La Rosa Negra, a privately owned restaurant in Havana’s Nuevo Vedado district and popular for its moderate prices, posted this on its Facebook page on December 29: “For reasons of safety we have decided to reduce the hours during which our home delivery service will be available.”

The restaurant’s management said it would not be making deliveries after 8:00 PM. The next day, however, it announced the cut-off would be 6:00 PM, to coincide with the summer nightfall.

It is not just the increasingly common robberies of motorcycles on Cuban streets that the couriers fear. They also risk having their deliveries stolen, or falling victim to the “customer trap.” In this case, someone posing as customer will request a home delivery and ambush the courier upon arrival, taking everything he is transporting, including the vehicle.

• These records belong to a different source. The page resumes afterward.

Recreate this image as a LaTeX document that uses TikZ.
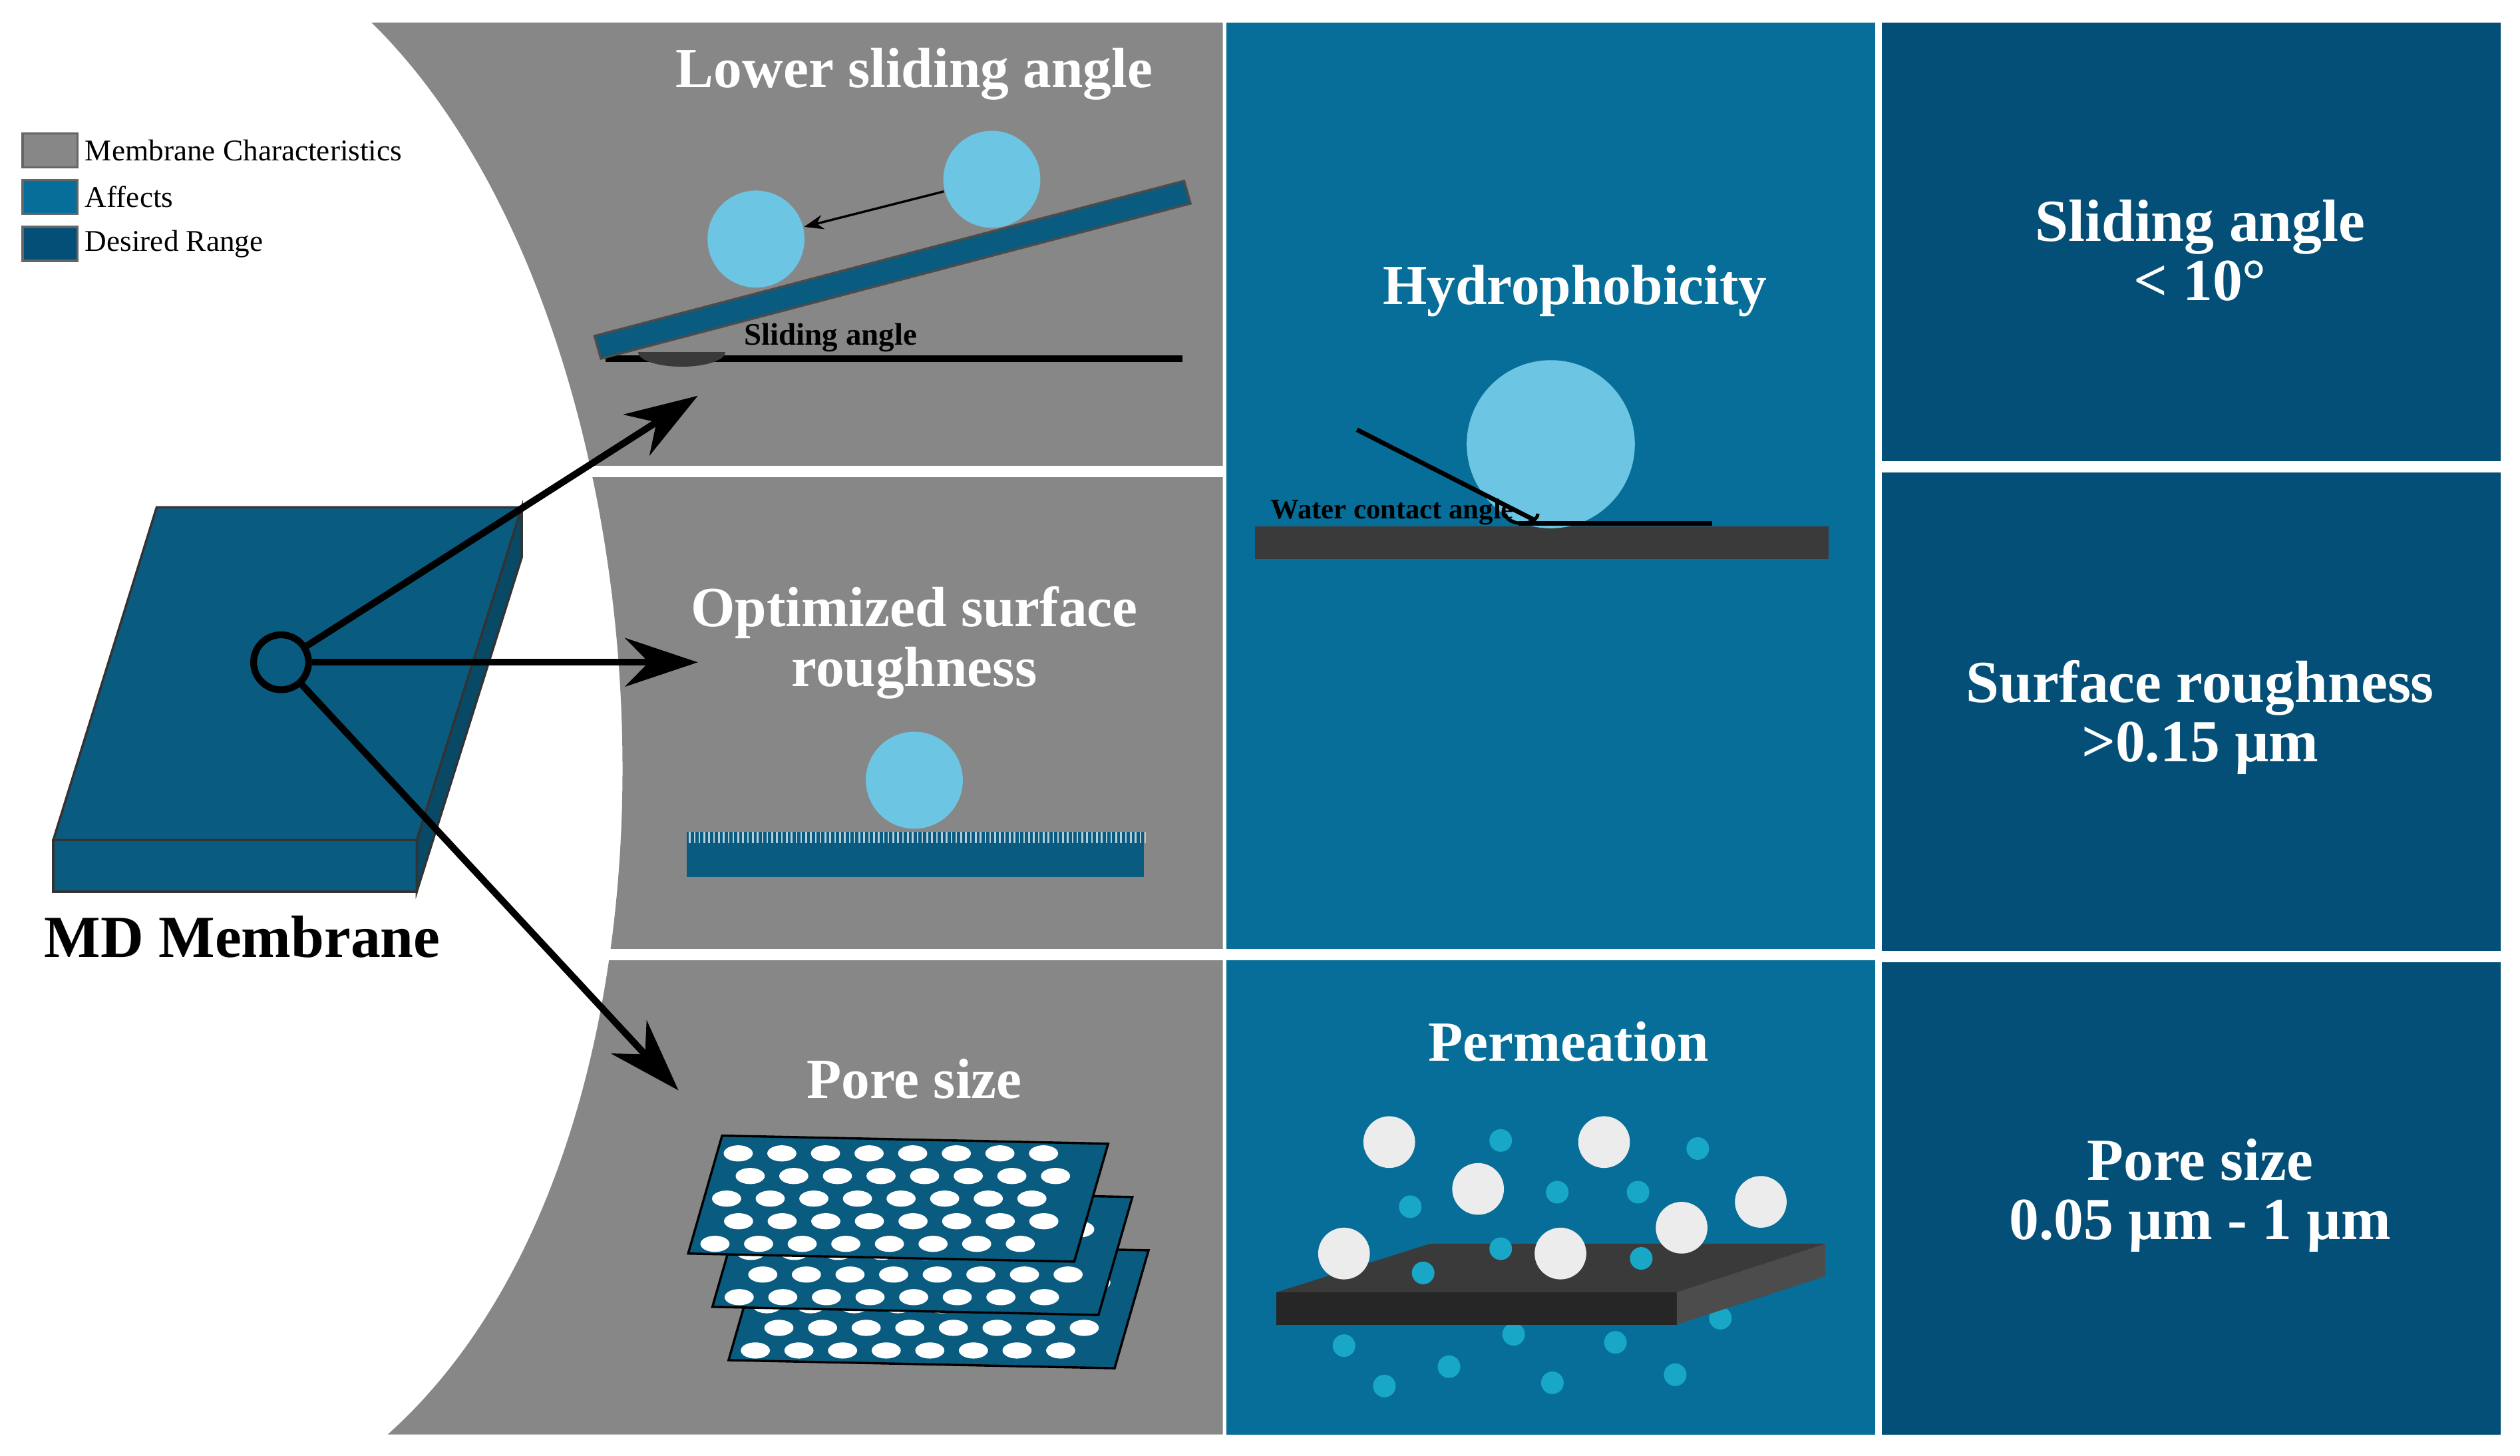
\documentclass[tikz,border=0pt]{standalone}
\usepackage{fontspec}
\setmainfont{Liberation Serif}
\usetikzlibrary{arrows.meta}
\definecolor{mcgray}{HTML}{878787}
\definecolor{affblue}{HTML}{066E98}
\definecolor{desblue}{HTML}{034F77}
\definecolor{membblue}{HTML}{0A5B80}
\definecolor{drop}{HTML}{6CC6E3}
\definecolor{slab}{HTML}{3A3A3A}
\definecolor{dot}{HTML}{19A7C8}
\tikzset{
	title/.style={text=white, font=\bfseries\fontsize{10}{10.5}\selectfont, align=center},
	desired/.style={text=white, font=\bfseries\fontsize{10.5}{10.5}\selectfont, align=center},
	legend/.style={draw=black!60, minimum width=0.34cm, minimum height=0.21cm, inner sep=0pt},
	legtext/.style={anchor=west, font=\fontsize{5.3}{6}\selectfont, inner sep=0pt},
	ball/.style={circle, fill=drop, inner sep=0pt},
	pore/.style={fill=white, draw=none},
	sep/.style={white, line width=2pt}
}
\begin{document}
\begin{tikzpicture}[x=0.01cm, y=-0.01cm]
	\useasboundingbox (0,0) rectangle (1560,901);
	\fill[white] (0,0) rectangle (1560,901);
	% background panels
	\fill[mcgray] (230,14) .. controls (420,200) and (450,700) .. (240,888) -- (757,888) -- (757,14) -- cycle;
	\fill[affblue] (759,14) rectangle (1161,888);
	\fill[desblue] (1165,14) rectangle (1548,888);
	\draw[sep] (365,292) -- (757,292);
	\draw[sep] (370,591) -- (757,591);
	\draw[sep] (759,591) -- (1161,591);
	\draw[sep] (1165,289) -- (1548,289);
	\draw[sep] (1165,592) -- (1548,592);
	% legend
	\node[legend, fill=mcgray] (lgA) at (31,93) {};
	\node[legend, fill=affblue] (lgB) at (31,122) {};
	\node[legend, fill=desblue] (lgC) at (31,151) {};
	\node[legtext] at (52,93) {Membrane Characteristics};
	\node[legtext] at (52,122) {Affects};
	\node[legtext] at (52,151) {Desired Range};
	% membrane
	\filldraw[fill=membblue, draw=black!80] (33,520) rectangle (258,552);
	\filldraw[fill=membblue!80!black, draw=black!80] (258,520) -- (323,314) -- (323,345) -- (258,552) -- cycle;
	\filldraw[fill=membblue, draw=black!80] (97,314) -- (323,314) -- (258,520) -- (33,520) -- cycle;
	\node[circle, draw=black, line width=1.2pt, minimum size=0.34cm, inner sep=0pt] (hub) at (174,410) {};
	\node[font=\bfseries\fontsize{10.5}{12}\selectfont] (md) at (150,580) {MD Membrane};
	\coordinate (tA) at (432,245);
	\coordinate (tB) at (432,410);
	\coordinate (tC) at (420,675);
	\foreach \t in {tA,tB,tC}
		\draw[line width=1.2pt, -{Stealth[length=0.45cm, width=0.3cm]}] (hub) -- (\t);
	% lower sliding angle
	\node[title] (slide) at (566,46) {Lower sliding angle};
	\draw[black, line width=1.2pt] (375,222) -- (732,222);
	\fill[slab] (395,218) arc[start angle=180, end angle=0, x radius=27, y radius=9] -- cycle;
	\filldraw[fill=membblue, draw=black!70] (368,208) -- (733,112) -- (737,126) -- (372,222) -- cycle;
	\node[ball, minimum size=0.6cm] (b1) at (468,148) {};
	\node[ball, minimum size=0.6cm] (b2) at (614,111) {};
	\draw[-{Stealth[length=0.12cm]}] (b2) -- (b1);
	\node[font=\fontsize{5.5}{6}\selectfont\bfseries, anchor=west, inner sep=0pt] at (460,209) {Sliding angle};
	% surface roughness
	\node[title] (rough) at (566,398) {Optimized surface\\roughness};
	\fill[membblue] (425,515) rectangle (708,543);
	\foreach \i in {0,...,94}
		\draw[white!70!membblue, line width=0.3pt] (427+3*\i,515) -- (427+3*\i,522);
	\node[ball, minimum size=0.6cm] (b3) at (566,483) {};
	% pore size
	\node[title] (pore) at (566,668) {Pore size};
	\foreach \dx/\dy in {25/66, 15/33, 0/0} {
		\begin{scope}[shift={(\dx,\dy)}]
			\filldraw[fill=membblue, draw=black] (447,703) -- (686,708) -- (665,781) -- (426,776) -- cycle;
			\foreach \r in {0,...,4}
				\foreach \c in {0,...,7}
					\fill[pore] ({457+27*\c-3.6*\r+(mod(\r,2))*11},{714+14*\r}) ellipse[x radius=9, y radius=5];
		\end{scope}
	}
	% hydrophobicity
	\node[title] (hydro) at (975,180) {Hydrophobicity};
	\fill[slab] (777,326) rectangle (1132,346);
	\node[ball, minimum size=1.04cm] (b4) at (960,275) {};
	\draw[black, line width=0.8pt] (840,266) -- (950,322);
	\draw[black, line width=0.8pt] (940,324) -- (1060,324);
	\draw[black, line width=0.6pt] (932,318) arc[start angle=180, end angle=0, x radius=10, y radius=6];
	\node[font=\fontsize{5}{6}\selectfont\bfseries, anchor=west, inner sep=0pt] at (786,317) {Water contact angle};
	% permeation
	\node[title] (perm) at (971,645) {Permeation};
	\foreach \x/\y in {832/833, 857/858, 897/846, 937/826, 961/856, 1000/831, 1037/851, 1065/816} 
		\fill[dot] (\x,\y) circle (7);
	\fill[slab] (790,800) -- (885,770) -- (1130,770) -- (1038,800) -- cycle;
	\fill[black!85] (790,800) rectangle (1038,820);
	\fill[black!70] (1038,800) -- (1130,770) -- (1130,790) -- (1038,820) -- cycle;
	\foreach \x/\y in {929/706, 1051/711, 873/747, 964/738, 1014/738, 881/788, 929/773, 1016/779}
		\fill[dot] (\x,\y) circle (7);
	\foreach \x/\y in {860/707, 915/736, 993/707, 1041/760, 1090/744, 832/776, 966/776}
		\fill[white!85!gray] (\x,\y) circle (16);
	% desired range
	\node[desired] (rA) at (1362,155) {Sliding angle\\< 10°};
	\node[desired] (rB) at (1362,444) {Surface roughness\\>0.15 µm};
	\node[desired] (rC) at (1362,740) {Pore size\\0.05 µm - 1 µm};
\end{tikzpicture}
\end{document}
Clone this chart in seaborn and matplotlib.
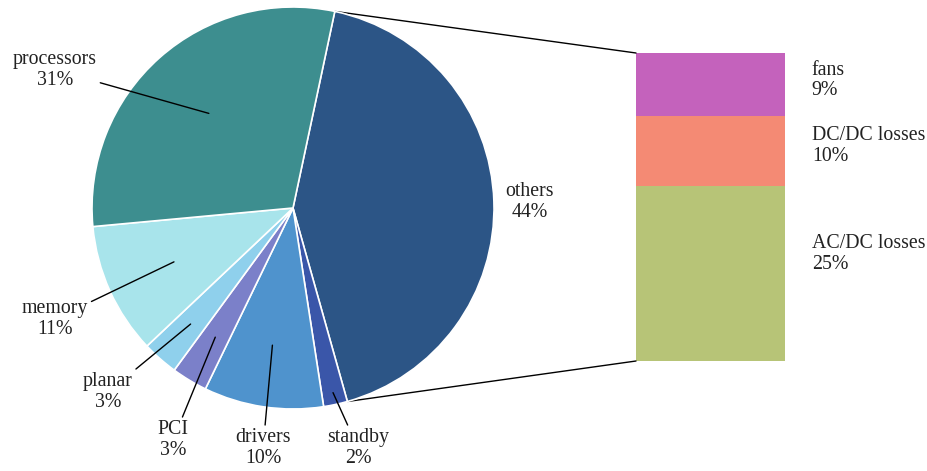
import numpy as np
import matplotlib
matplotlib.use("Agg")
import matplotlib.pyplot as plt
from matplotlib.patches import ConnectionPatch
import seaborn as sns

# Server power breakdown (pie) and split of the "others" share (stacked bar)
pie_labels = ["others", "standby", "drivers", "PCI", "planar", "memory", "processors"]
pie_values = [44, 2, 10, 3, 3, 11, 31]
pie_colors = ["#2c5586", "#3a56a9", "#4f93cd", "#7b80c9", "#8fd0ec", "#a8e4eb", "#3d8e8f"]

bar_labels = ["AC/DC losses", "DC/DC losses", "fans"]
bar_values = [25, 10, 9]
bar_colors = ["#b7c477", "#f48a74", "#c462bc"]

sns.set_theme(style="white")
plt.rcParams["font.family"] = ["Liberation Serif", "DejaVu Serif"]

W, H = 927, 471
fig = plt.figure(figsize=(W / 100, H / 100), dpi=100)
fig.patch.set_facecolor("white")

cx, cy, R = 293, 208, 201
ax1 = fig.add_axes([(cx - R) / W, (H - cy - R) / H, 2 * R / W, 2 * R / H])
ax2 = fig.add_axes([636 / W, (H - 361) / H, 149 / W, 308 / H])
ax1.set_zorder(2)


def px(x, y):
    """Convert figure pixel position (from top-left) to pie data units."""
    return ((x - cx) / R, (cy - y) / R)


wedges, _ = ax1.pie(
    pie_values, colors=pie_colors, startangle=78, counterclock=False, radius=1,
    wedgeprops=dict(edgecolor="white", linewidth=1.2),
)
ax1.set_xlim(-1, 1)
ax1.set_ylim(-1, 1)
ax1.axis("off")

FS = 14.3
text_pos = [(530, 202), (358, 448), (263, 448), (173, 440), (108, 392), (55, 319), (55, 70)]
leader_r = [None, 0.94, 0.69, 0.75, 0.77, 0.65, 0.63]

for w, lab, val, tp, lr in zip(wedges, pie_labels, pie_values, text_pos, leader_r):
    txt = f"{lab}\n{val}%"
    if lr is None:
        ax1.text(*px(*tp), txt, ha="center", va="center", fontsize=FS,
                 linespacing=1.1, color="#222222")
        continue
    mid = np.deg2rad((w.theta1 + w.theta2) / 2)
    ax1.annotate(
        txt, xy=(lr * np.cos(mid), lr * np.sin(mid)), xytext=px(*tp),
        textcoords="data", ha="center", va="center", fontsize=FS,
        linespacing=1.1, color="#222222", annotation_clip=False,
        arrowprops=dict(arrowstyle="-", color="black", lw=1.0,
                        shrinkA=0, shrinkB=0),
    )

# Stacked bar for the "others" share
label_shift = [2.8, 0.7, 0.6]
bottom = 0
for lab, val, col, sh in zip(bar_labels, bar_values, bar_colors, label_shift):
    sns.barplot(x=["others"], y=[val], bottom=bottom, color=col, width=1.0,
                saturation=1, linewidth=0, ax=ax2)
    ax2.text(0.68, bottom + val / 2 + sh, f"{lab}\n{val}%", ha="left",
             va="center", fontsize=FS, linespacing=1.1, color="#222222")
    bottom += val
ax2.set_xlim(-0.5, 0.5)
ax2.set_ylim(0, sum(bar_values))
ax2.axis("off")

# Connector lines from the "others" wedge to the bar
others = wedges[0]
for ang, ybar in ((others.theta2, sum(bar_values)), (others.theta1, 0)):
    a = np.deg2rad(ang)
    con = ConnectionPatch(
        xyA=(-0.5, ybar), coordsA=ax2.transData,
        xyB=(np.cos(a), np.sin(a)), coordsB=ax1.transData,
        color="black", linewidth=1.0,
    )
    ax2.add_artist(con)
    con.set_clip_on(False)

fig.savefig("out.png", dpi=100, facecolor="white")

“You need four eyes on the street at all times. Driving a motorcycle comes with the threat of physical harm. If they come at you with a club or stick, you have no way to protect yourself,” says Yantiel, a courier who freelances both for a privately owned restaurant in Playa and for Mandao, an popular online service that offers a variety of products through its mobile app.

The delivery schedule cutback has had a big impact on these restaurants’ bottom line. “We get most of our orders close to dinner time. If we can’t make home deliveries at that time, we earn a lot less,” admits the owner of one cafe in Central Havana which delivers pizzas throughout the capital.

But even in daylight hours, couriers take precautions. “I don’t go inside anyone’s house. I don’t go to any floor in an apartment building. And I carry this with me,” says a young man who opens a compartment at the rear of his motorcycle to show 14ymedio the metal pipe hidden inside.

Authorities have not have not officially commented on the increase in assaults though the Ministry of the Interior did issue a statement saying that complaints about this on social media, in particular those related to the theft of electric motorcycles, “are events that occurred in previous years or are fake news.”